El sábado fue un día espectacular en casi toda España, mucho más propicio para la terraza o el paseo que para el disturbio o la desazón. El sol quemanucas de las dos de la tarde merecía ser disfrutado en paz. Un partido del Real Madrid a esa hora siempre es un incordio, por cuanto puede devenir en indigesto, pero el prejuicio ante el rival y la complicidad entre Eden Hazard y Karim Benzema animaban a la caña y el berberecho. Sólo el realizador, con sus continuos cambios de plano hacia Vinicius Junior en la grada, mostraba cierto interés en construir un thriller.

Hay que proteger con decisión y compromiso democrático partidos como ese Real Madrid-Huesca, que permiten que la vida fluya y los espíritus reposen. Allí donde exista un camino para que la felicidad prospere a veces, no debe emerger el fútbol como un tapón. Creo sinceramente que lo ideal sería una Liga cuyas 38 jornadas se disputen en horario unificado, los domingos a las 9 de la noche. Una cosa es que te jodan la semana ahí, donde reina la tristeza por defecto, y otra es que te la descarrilen un sábado a las cuatro de la tarde, lo cual no es de recibo.

La Superliga, tan dañina e injusta deportivamente para el pequeño que no puede aspirar a ella, puede tener otro efecto: democratizar la derrota para el grande

Esa preocupación por la salud mental me lleva a estar muy en contra de la Superliga Europea. Un tema recurrente, pero que reactivó el martes pasado Josep Maria Bartomeu cuando anunció que había alistado al Barcelona a la cosa justo antes de dimitir. Dio la noticia mientras al Madrid le metían mano en Alemania, lo cual resume un poco la torpeza con la que se ha manejado en su mandato este aliado blanco en el Camp Nou. Una idea así no se puede lanzar mientras quien debe ser su principal arquitecto marcha último en un grupo con el Shakhtar Donetsk y el Borussia Monchengladbach. Sólo un suicida querría jugar todas las semanas contra el Bayern de Múnich, el Liverpool y el PSG.

Quienes defienden esta idea de una competición cerrada sólo para los grandes siempre remiten a la NBA y la Euroliga como espejos en los que mirarse. Lo cual es sorprendente. Hay pocas competiciones en el mundo con más partidos intrascendentes por temporada que la NBA. Y no existe un ecosistema deportivo más tóxico y con más problemas estructurales que el baloncesto europeo.

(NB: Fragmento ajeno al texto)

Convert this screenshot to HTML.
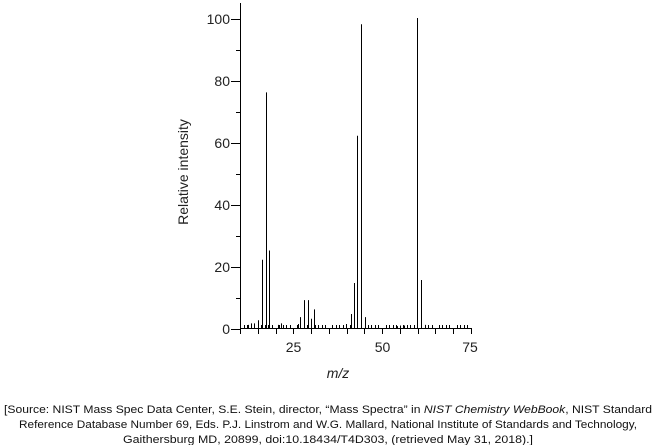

El ejemplo de la Euroliga también demuestra que acumular duelos entre rivales históricos o grandes equipos cada semana, lejos de generar un producto irresistible, puede terminar por vulgarizarlos. Eso es especialmente peligroso en un contexto pandémico de futuro incierto, en el que no hay espectadores en los estadios, el fútbol es inevitablemente más aburrido y está por ver el impacto económico sobre los contratos televisivos de comerciar con un producto objetivamente peor.

Quizá el baloncesto no tuvo más remedio, golpeado por burbujas estalladas y atrapado en competiciones europeas y nacionales que se degradaban prácticamente al mismo nivel, agarradas al clavo cada vez más ardiendo de secciones deficitarias de clubes multideportivos. Alguna había que salvar. Las competiciones europeas son hoy mejores que hace diez años. Pero las ligas nacionales son cada vez más irrelevantes en todo el continente, empezando por España. El fútbol no está ahí. Y parece absurdo que sean precisamente los clubes de la Premier League quienes impulsen el invento.

El tema mental no es menor, y dudo que todos los clubes midan bien sus fuerzas antes de salir a la aventura. El aficionado del equipo grande no está acostumbrado a perder, o está acostumbrado a hacerlo en fases avanzadas, en duelos importantes y señalados, o ya ha construido e incorporado a su marketing su propia manera de ser vencido.

La Superliga, tan dañina e injusta deportivamente para el pequeño que no puede aspirar a ella, puede tener otro efecto: democratizar la derrota para el grande. Si además el objetivo es que todo esto se acabe haciendo los sábados y domingos, la amenaza es clara. Cuidado con fastidiar más fines de semana de los debidos, que no va a estar el mundo para ir acumulando disgustos.